E da qualche anno il Trieste Film Festival stesso si è impegnato in tutte le fasi che costituiscono l’evento, dalla gestione logistica degli ospiti alla scelta dei fornitori di servizi, dalla riduzione della carta alla selezione dei prodotti alimentari del territorio, attenti alla sostenibilità. Secondo gli organizzatori, infatti, l’attuale crisi climatica impone a tutte le categorie economiche, comprese quelle del settore della cultura, di cercare soluzioni alternative per un maggiore rispetto per l’ambiente.
Una guida pratica, per una cultura a basso impatto A beneficio di tutti gli operatori del settore, così, sono state messe a disposizione le linee guida, disponibili anche sul sito del Trieste Film Festival, in cui la prima raccomandazione è innanzitutto quella di fare una valutazione dell’impatto ambientale del proprio evento, in modo da avere un’idea chiara dei problemi esistenti nel proprio contesto professionale, ma anche degli obiettivi da porsi e di come raggiungerli.
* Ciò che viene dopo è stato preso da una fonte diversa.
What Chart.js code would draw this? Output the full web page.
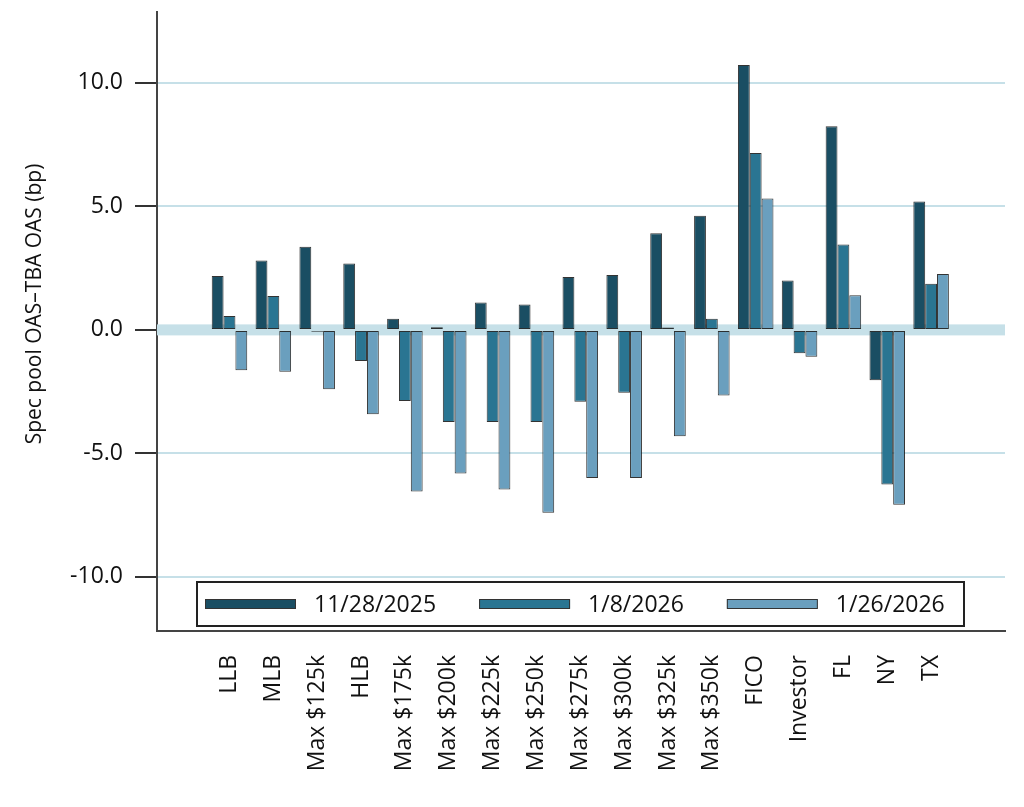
<!DOCTYPE html>
<html lang="en">
<head>
  <meta charset="UTF-8" />
  <title>Spec pool OAS vs TBA OAS</title>
  <script src="https://cdn.jsdelivr.net/npm/chart.js"></script>
  <style>
    body {
      margin: 0;
      background: #fff;
    }
    #chart {
      display: block;
    }
  </style>
</head>
<body>
  <canvas id="chart" width="1024" height="807"></canvas>

  <script>
    const categories = ['LLB', 'MLB', 'Max $125k', 'HLB', 'Max $175k', 'Max $200k', 'Max $225k',
      'Max $250k', 'Max $275k', 'Max $300k', 'Max $325k', 'Max $350k', 'FICO', 'Investor', 'FL', 'NY', 'TX'];

    const seriesNames = ['11/28/2025', '1/8/2026', '1/26/2026'];

    const nov28 = [2.18, 2.81, 3.37, 2.69, 0.45, 0.11, 1.11, 1.03, 2.14, 2.22, 3.91, 4.62, 10.72, 2.00, 8.24, -2.04, 5.20];
    const jan8  = [0.56, 1.37, -0.08, -1.26, -2.88, -3.73, -3.73, -3.73, -2.91, -2.54, 0.10, 0.45, 7.16, -0.95, 3.46, -6.26, 1.87];
    const jan26 = [-1.63, -1.69, -2.40, -3.41, -6.54, -5.81, -6.46, -7.40, -6.00, -6.00, -4.31, -2.66, 5.32, -1.09, 1.40, -7.08, 2.26];

    const yTicks = [-10, -5, 0, 5, 10];
    const yTitle = 'Spec pool OAS–TBA OAS (bp)';

    const colors = ['#1a4e63', '#2a7592', '#6a9fbe'];
    const gridColor = '#c6e0e8';
    const font = "'Open Sans', sans-serif";

    function toPoints(values) {
      return values.map((v, i) => ({ x: i, y: v }));
    }

    // thick band along zero, under the bars
    const zeroBand = {
      id: 'zeroBand',
      beforeDatasetsDraw(chart) {
        const { ctx, chartArea: a, scales } = chart;
        const y = scales.y.getPixelForValue(0);
        ctx.save();
        ctx.fillStyle = gridColor;
        ctx.fillRect(a.left, y - 5.5, a.right - a.left, 11);
        ctx.restore();
      }
    };

    // y title sits a little above the middle of the axis in the original
    const sideTitle = {
      id: 'sideTitle',
      afterDraw(chart) {
        const { ctx, chartArea: a } = chart;
        ctx.save();
        ctx.translate(35, a.top + 292);
        ctx.rotate(-Math.PI / 2);
        ctx.font = '21px ' + font;
        ctx.fillStyle = '#111';
        ctx.textAlign = 'center';
        ctx.textBaseline = 'middle';
        ctx.fillText(yTitle, 0, 0);
        ctx.restore();
      }
    };

    // legend sits inside the plot, just above the x axis
    const insideLegend = {
      id: 'insideLegend',
      afterDraw(chart) {
        const { ctx, chartArea: a } = chart;
        const x0 = a.left + 40, x1 = a.right - 41;
        const y0 = a.bottom - 49, y1 = a.bottom - 5;
        const mid = (y0 + y1) / 2;
        ctx.save();
        ctx.fillStyle = '#fff';
        ctx.fillRect(x0, y0, x1 - x0, y1 - y0);
        ctx.strokeStyle = '#222';
        ctx.lineWidth = 2;
        ctx.strokeRect(x0, y0, x1 - x0, y1 - y0);
        ctx.font = '23px ' + font;
        ctx.textBaseline = 'middle';
        let x = x0 + 8;
        chart.data.datasets.forEach(ds => {
          ctx.fillStyle = ds.backgroundColor;
          ctx.fillRect(x, mid - 4.5, 91, 9);
          ctx.strokeStyle = '#333';
          ctx.lineWidth = 1;
          ctx.strokeRect(x + 0.5, mid - 4.5, 90, 9);
          ctx.fillStyle = '#111';
          ctx.fillText(ds.label, x + 109, mid + 1);
          x += 109 + ctx.measureText(ds.label).width + 43;
        });
        ctx.restore();
      }
    };

    new Chart(document.getElementById('chart'), {
      type: 'bar',
      data: {
        datasets: [nov28, jan8, jan26].map((vals, k) => ({
          label: seriesNames[k],
          data: toPoints(vals),
          backgroundColor: colors[k],
          borderColor: 'rgba(15, 15, 15, 0.85)',
          borderWidth: 1,
          borderSkipped: false,
          categoryPercentage: 0.81,
          barPercentage: 1.0
        }))
      },
      options: {
        responsive: false,
        animation: false,
        devicePixelRatio: 1,
        layout: { padding: { top: 12, right: 19, left: 0, bottom: 0 } },
        plugins: {
          legend: { display: false },
          tooltip: { enabled: false }
        },
        scales: {
          x: {
            type: 'linear',
            offset: false,
            min: -1.653,
            max: 17.685,
            afterBuildTicks: s => { s.ticks = categories.map((_, i) => ({ value: i })); },
            afterFit: s => {
              s.height = 176;
              s.paddingLeft = 0;
              s.paddingRight = 0;
            },
            grid: { display: false },
            border: { display: true, color: '#444', width: 2 },
            ticks: {
              autoSkip: false,
              maxRotation: 90,
              minRotation: 90,
              padding: 16,
              color: '#111',
              font: { family: font, size: 23 },
              callback: v => categories[v] ?? ''
            }
          },
          y: {
            min: -12.19,
            max: 12.87,
            afterBuildTicks: s => { s.ticks = yTicks.map(v => ({ value: v })); },
            afterFit: s => {
              s.width = 157;
              s.paddingTop = 0;
              s.paddingBottom = 0;
            },
            grid: {
              color: c => (c.tick && c.tick.value === 0 ? 'rgba(0,0,0,0)' : gridColor),
              lineWidth: 2,
              tickColor: '#333',
              tickWidth: 2,
              tickLength: 22
            },
            border: { display: true, color: '#444', width: 2 },
            ticks: {
              padding: 12,
              color: '#111',
              font: { family: font, size: 23, lineHeight: 1 },
              callback: v => v.toFixed(1)
            }
          }
        }
      },
      plugins: [zeroBand, insideLegend, sideTitle]
    });
  </script>
</body>
</html>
Punto per punto, sono passati in rassegna gli elementi critici dell’industria cinematografica, suddivisi in dieci aree tematiche.
Gli esempi per ciascun ambito sono molto concreti: quello che una manifestazione culturale può fare, e in cui il Trieste Film Festival in primis è impegnato, comprende attività pratiche che vanno dalla gestione dei rifiuti alla produzione di gadget – il più possibile ecologici e funzionali – ai consumi energetici, che devono prevedere degli investimenti per l’attivazione di progetti per compensare le emissioni; e, ancora, i veri e propri allestimenti dell’evento, che devono essere fatti il più possibile con materiali riciclati e riciclabili, e le scelte di mobilità, che devono privilegiare i trasporti pubblici e la bicicletta. Evitare di stampare i materiali può aiutare a contenere l’impiego di carta, mentre la gestione dei pasti per organizzatori, tecnici e ospiti del festival deve tenere conto di alcune indicazioni: evitare le monoporzioni, mettere a disposizione porzioni ridotte per evitare gli sprechi alimentari, prediligere i prodotti locali e stagionali, fornire opzioni vegetariane e vegane e incoraggiare il consumo dell’acqua pubblica in luogo di quella in bottiglia.
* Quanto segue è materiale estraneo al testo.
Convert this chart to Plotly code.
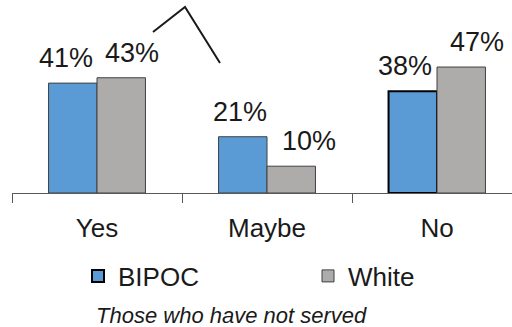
import plotly.graph_objects as go

categories = ["Yes", "Maybe", "No"]
bipoc = [41, 21, 38]
white = [43, 10, 47]
series_names = ["BIPOC", "White"]

# styling (not data)
label_dx = {"BIPOC": [-31, -27, -32], "White": [35, 42, 40]}
FONT = "Liberation Sans, Arial, sans-serif"
BLUE, GREY = "#5B9BD5", "#AEABAB"
W, H = 512, 327
ML, MR, MT, MB = 12, 0, 0, 134
cat_px = 170.0
plot_w = W - ML - MR
plot_h = H - MT - MB
px_per_pct = 2.68

fig = go.Figure()
fig.add_trace(go.Bar(
    x=categories, y=bipoc, name=series_names[0], showlegend=False,
    marker=dict(color=BLUE,
                line=dict(color=["#404040", "#404040", "#000000"], width=[1, 1, 2])),
))
fig.add_trace(go.Bar(
    x=categories, y=white, name=series_names[1], showlegend=False,
    marker=dict(color=GREY, line=dict(color="#404040", width=1)),
))
# legend entries (drawn on a hidden, empty-range axis so they don't affect bar grouping)
fig.add_trace(go.Bar(
    x=[categories[0]], y=[bipoc[0]], name=series_names[0], legend="legend",
    xaxis="x2", yaxis="y2",
    marker=dict(color=BLUE, line=dict(color="#000000", width=2)),
))
fig.add_trace(go.Bar(
    x=[categories[0]], y=[white[0]], name=series_names[1], legend="legend2",
    xaxis="x2", yaxis="y2",
    marker=dict(color=GREY, line=dict(color="#404040", width=1)),
))

annotations = []
for name, vals in ((series_names[0], bipoc), (series_names[1], white)):
    for j, (c, v) in enumerate(zip(categories, vals)):
        annotations.append(dict(
            x=c, y=v, xref="x", yref="y", text=f"{v}%", showarrow=False,
            xanchor="center", yanchor="bottom", xshift=label_dx[name][j], yshift=8,
            font=dict(family=FONT, size=27, color="#1a1a1a"),
        ))

annotations.append(dict(
    x=(94 - ML) / plot_w, y=-(315 - plot_h) / plot_h, xref="paper", yref="paper",
    text="<i>Those who have not served</i>", showarrow=False,
    xanchor="left", yanchor="middle",
    font=dict(family=FONT, size=22, color="#1a1a1a"),
))

def P(px, py):
    return f"{(px - ML) / plot_w:.4f},{(plot_h - (py - MT)) / plot_h:.4f}"

legend_font = dict(family=FONT, size=26, color="#1a1a1a")
leg_y = -(276 - plot_h) / plot_h

fig.update_layout(
    width=W, height=H,
    margin=dict(l=ML, r=MR, t=MT, b=MB),
    paper_bgcolor="white", plot_bgcolor="white",
    barmode="group", bargap=0.43, bargroupgap=0,
    showlegend=True,
    legend=dict(orientation="h", x=(78 - ML) / plot_w, xanchor="left",
                y=leg_y, yanchor="middle", font=legend_font, itemclick=False,
                bgcolor="rgba(0,0,0,0)"),
    legend2=dict(orientation="h", x=(308 - ML) / plot_w, xanchor="left",
                 y=leg_y, yanchor="middle", font=legend_font, itemclick=False,
                 bgcolor="rgba(0,0,0,0)"),
    xaxis=dict(
        range=[-0.5, -0.5 + plot_w / cat_px],
        showline=True, linecolor="#595959", linewidth=1,
        ticks="outside", tickson="boundaries", ticklen=9, tickcolor="#595959",
        ticklabelstandoff=12,
        tickfont=dict(family=FONT, size=26, color="#1a1a1a"),
        showgrid=False, zeroline=False, fixedrange=True,
    ),
    yaxis=dict(range=[0, plot_h / px_per_pct], visible=False, showgrid=False,
               zeroline=False, fixedrange=True),
    xaxis2=dict(overlaying="x", visible=False, range=[10, 11], type="linear",
                fixedrange=True),
    yaxis2=dict(overlaying="y", visible=False, range=[0, 1], fixedrange=True),
    annotations=annotations,
    shapes=[dict(type="path", xref="paper", yref="paper",
                 path=f"M{P(153, 32)} L{P(185, 7)} L{P(220, 63)}",
                 line=dict(color="#1a1a1a", width=2))],
)

fig.write_html("out.html")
Queste azioni virtuose – valide in realtà per tutti gli eventi, non solo quelli cinematografici – devono anche essere comunicate correttamente, per dare visibilità al tema della sostenibilità e sensibilizzare il pubblico da un lato e i professionisti del settore dall’altro; allo stesso tempo, però, non si deve cadere nel greenwashing: in questo senso, proprio le indicazioni fornite dalla guida aiutano, indicando azioni dagli effetti concreti e misurabili, e non di facciata. Comunicare è poi la chiave per moltiplicare il messaggio e aiutare gli altri festival nello stesso percorso, diffondendo così le buone pratiche per facilitare davvero la transizione ecologica per tutti. Anche al cinema.